Tag: startups

  • For the past few weeks I’ve been talking to entrepreneurs, trying to help with their problems. I’ve heard both of these statements repeated a few times:

    Marketing is easy, but coding is impossible.

    Marketeers

    and

    Building a thing is fun, but then I have no idea how to market it.

    Coders

    It’s frustrating to hear both this things at the same time. Even within each of the communities, inside Indie Hackers, Microconf, TWiST, we seem to have subgroups of techies and non-techies that talk among themselves but not to one another and they are both wondering where the other ones are.

    Please: start talking to one another, you need those connections, your idea need those connections.

    If you are either a marketer or a coder and want the other one to join your team as a non-paid co-founder you are asking them to make an investment. A huge investment in terms of personal wealth. A person might be able to start 10 startups in their life, so, you are asking them for 1 tenth of their resources. Act accordingly. Put the effort, show traction, show results. I see people put more effort into talking to an investor that will invest only 1% of their resources.

    The second thing a lot of us should do, and this include me, is not focus so much on our own ideas and try to work on other people’s ideas. Build someone else’s thing, market someone else’s thing. Don’t chase one idea, chase the outcome of a successful startup and accept that it might not be your idea.

    If you are a developer, know this: whatever idea you come up with, it’s an idea that another developer is likely to have, and likely to implement to compete with you. That’s why there’s so much out there in terms of Twitter clones, issue trackers, cryptocurrencies thingies, etc. A non-coder idea has the value of less competition. A CRM for a niche you’ve never heard of might be the best SaaS ever!

    If you are a marketer, know this: even in a crowded space, you can make a difference because there are a lot of companies out there that have a great product and are struggling with marketing. I often find a market need, like, “Private teachers need booking systems” and in my market research I find that the perfect booking system exists and nobody is using it. Lending your superpowers to a developer that’s charging ahead with building yet-another-whatever might be the best SaaS ever!

  • Update: this list is now being maintained on it’s own page: Finding a co-founder

    Someone recently contacted me at MicroMentor with a few questions about their startup, including, how to proceed without a business partner. I told him he should probably find one and then I discovered I had more co-founder search resources than I thought:

    Any other resources you are aware of?

  • Picture of the Eneo team
    The Eneo team

    This past weekend I participated in the Startup Weekend Lausanne 2011, my first startup weekend ever. It was amazingly interesting. I worked on an application called Eneo. Eneo allows you to talk with people around you using your mobile phone, people that you don’t know, so the next time you are stuck at the airport waiting in a 3 hours delayed flight, you don’t have to eat alone. Find someone else in the same situation and go for lunch.

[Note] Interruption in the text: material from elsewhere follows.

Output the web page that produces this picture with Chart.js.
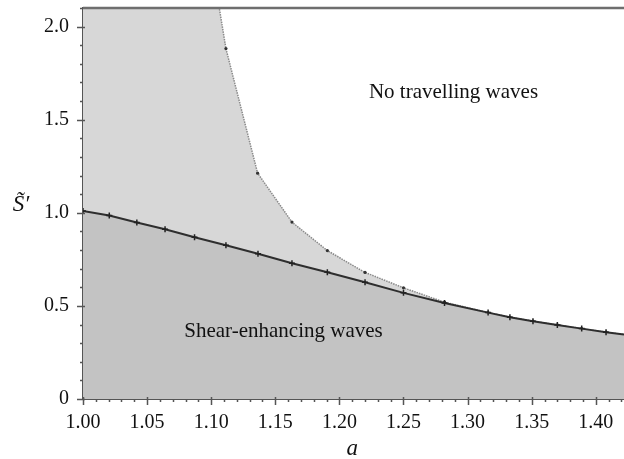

    I think the application has great potential and I was told that the jury didn’t understand it. I don’t know, they spoke in french. Supposedly the event was going to be in french and english but was all in french… I was bored when I wasn’t coding.

    I’m thankful I didn’t present an idea, I would have done a poor job of doing it. I now wrote a list of things to do when presenting an idea. I was going to publish it, but it’s gold so I’ll keep it to myself, at least, until I use the techniques. Muahahaha.

    I chose a company to work with, but the guy with the idea decided not to work on it because he didn’t get enough people. It was him, one designer and me, a programmer. I was surprised. Then I saw most groups were more than 5 people, some may have been even 8. For me that’s absolutely crazy. The startup sizes that make sense for me are 2, 3 and 4. Any less and it gets lonely (tell me about it!), any more and it gets crowded.

    When the group I was in disolved, I turned into a free developer and the four or five groups that didn’t get a developer already started to pitch to me (now they did speak in English ;), at the same time. It was crazy. I think I got a glimpse of how investors feel. At any rate, immediate ego boost for a developer. If you are a developer I recommend to attend this events, is great for you and great for the event.

    While working on our project I did make some mistakes. One was working on a mobile application. I haven’t done mobile in a while, I’m not fast at it; not weekend-fast at least. Give me a week and I’ll be rocking your phone, but in a weekend, no. I decided I wasn’t going to code, but I’m a coder and in less than two hours after joining Eneo I was writing code. I paid a step price when I tried to make the application look mobile by using jqtouch. I never used jqtouch before so there were a lot of things not working and I wasted precious hours on it. Big mistake.

    My second mistake was trying to make a product. I wanted to woo the jury by showing an active product with users already. I failed to do that. I should have gone straight to coding a demo, not a finished product. What we ended up with was half product half demo, not good at either.